Other compositional and aesthetic approaches were on display in Fernando Lopez-Lezcano’s humorously titled Tickle That Dinosaur! (2023), a recording of a live improvisation on a collection of modular synthesizers that date back to the 1980s (not quite prehistoric, but you get the idea). Tactile scrapes and bumps erupt into roaring walls of feedback. It was a reminder that, despite the austere setting of the festival, these artists aren’t averse to shaking loose a filling or two.

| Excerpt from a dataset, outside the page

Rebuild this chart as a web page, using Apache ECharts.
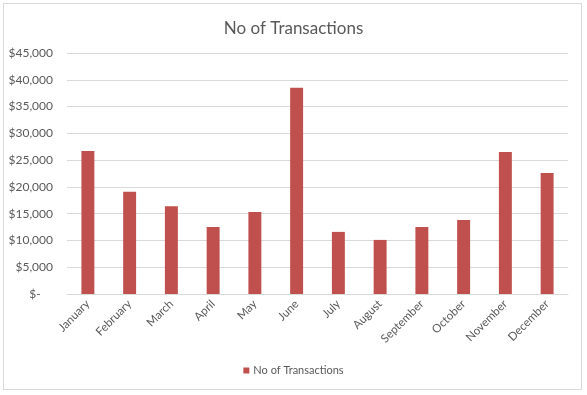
<!DOCTYPE html>
<html>
<head>
<meta charset="utf-8">
<script src="https://cdn.jsdelivr.net/npm/echarts@6/dist/echarts.min.js"></script>
<style>
html,body{margin:0;padding:0;background:#fff;}
#wrap{position:absolute;left:3px;top:3px;width:579px;height:387px;border:1px solid #D9D9D9;box-sizing:border-box;}
#chart{position:absolute;left:0;top:0;width:587px;height:395px;}
</style>
</head>
<body>
<div id="wrap"></div>
<div id="chart"></div>
<script>
const categories = ["January","February","March","April","May","June","July","August","September","October","November","December"];
const values = [26700, 19100, 16400, 12500, 15300, 38500, 11600, 10100, 12500, 13800, 26500, 22600];
const seriesName = "No of Transactions";
const titleText = "No of Transactions";

const FONT = "Lato, 'Open Sans', sans-serif";
const chart = echarts.init(document.getElementById('chart'), null, {renderer:'canvas'});
chart.setOption({
  animation:false,
  backgroundColor:'transparent',
  title:{text:titleText,left:'center',top:15,textStyle:{fontFamily:FONT,fontSize:17,fontWeight:'normal',color:'#595959'}},
  grid:{left:67,right:19,top:53,bottom:101,containLabel:false},
  legend:{bottom:14,left:'center',itemWidth:6,itemHeight:6,icon:'rect',itemGap:6,
    textStyle:{fontFamily:FONT,fontSize:11,color:'#595959',padding:[0,0,0,-1]},data:[seriesName]},
  xAxis:{type:'category',data:categories,
    axisLine:{lineStyle:{color:'#D9D9D9'}},axisTick:{show:false},
    axisLabel:{rotate:45,interval:0,fontFamily:FONT,fontSize:11.5,color:'#595959',margin:8}},
  yAxis:{type:'value',min:0,max:45000,interval:5000,
    axisLine:{show:false},axisTick:{show:false},
    splitLine:{lineStyle:{color:'#D9D9D9',width:1}},
    axisLabel:{fontFamily:FONT,fontSize:12,color:'#595959',margin:14,
      formatter:function(v){return v===0?'$-    ':'$'+v.toLocaleString('en-US');}}},
  series:[{name:seriesName,type:'bar',data:values,barWidth:'31%',itemStyle:{color:'#C0504D'}}]
});
</script>
</body>
</html>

The audience also seemed to find humor in the bleating choruses of Jeff Rice’s Sheep Drive (2021), which vividly documents the passage of thousands of sheep (toward what I hope were greener pastures) and was one of the few pieces on the program to include field recordings.

Two pieces edged toward slightly more “popular” types of electronic music. Emil Margolis’s ephemeral So We Won’t Forget (Venice Lido Sunset Mix feat. Alex Ness) (2022) is based on piano ruminations of the harmonic progression from the eponymous song by indie-rock band Khruangbin, inadvertently recorded through a Bluetooth microphone in a different room to ghostly results. And Blevin Blectum’s OMNII POLYHEDRAL PARTICULATES (2023), an atmospherically epic “soundtrack to a lost space opera,” engulfed the room with subtly shifting harmonies and prismatic echoes, bringing the program to a suitably metaphysical close.